In June 1990, he married Kiko Kawashima, who also studied at Gakushuin University, which marked the start of the Akishino family. They celebrated their 30th wedding anniversary this year.

The couple's first daughter Princess Mako, 29, was born in October 1991, and their second, Princess Kako, 25, was born in December 1994. In September 2006, Prince Hisahito was born, becoming the imperial family's first boy and first heir to the Chrysanthemum Throne born in 41 years.

Prince Hisahito, 14, currently a student at Ochanomizu University Junior High School, is second in line to the throne.

The crown prince and his family have attracted nationwide attention following the postponement of the planned marriage between Princess Mako and her university boyfriend Kei Komuro, 29.

The two announced their planned engagement in September 2017 and said their wedding would take place in November 2018.
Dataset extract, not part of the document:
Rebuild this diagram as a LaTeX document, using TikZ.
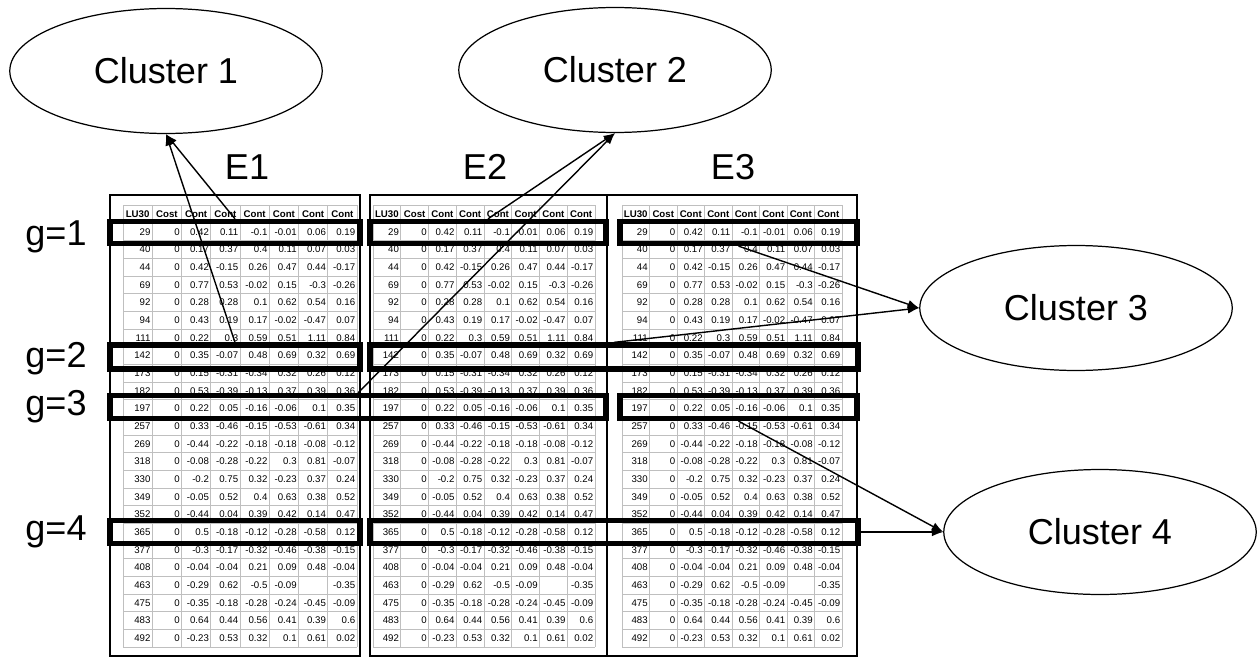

The Imperial Household Agency, however, said in February that year the couple was postponing the wedding until 2020, following a string of reports that Komuro's mother was involved in a dispute with her former fiance over money, including her son's educational costs, which the man shouldered.

The crown prince has said the engagement ritual cannot be held unless the couple gains support and understanding from the public, while urging the Komuros to resolve the issue. Last year, he said the princess must update the public on the matter, but no statement has been made so far.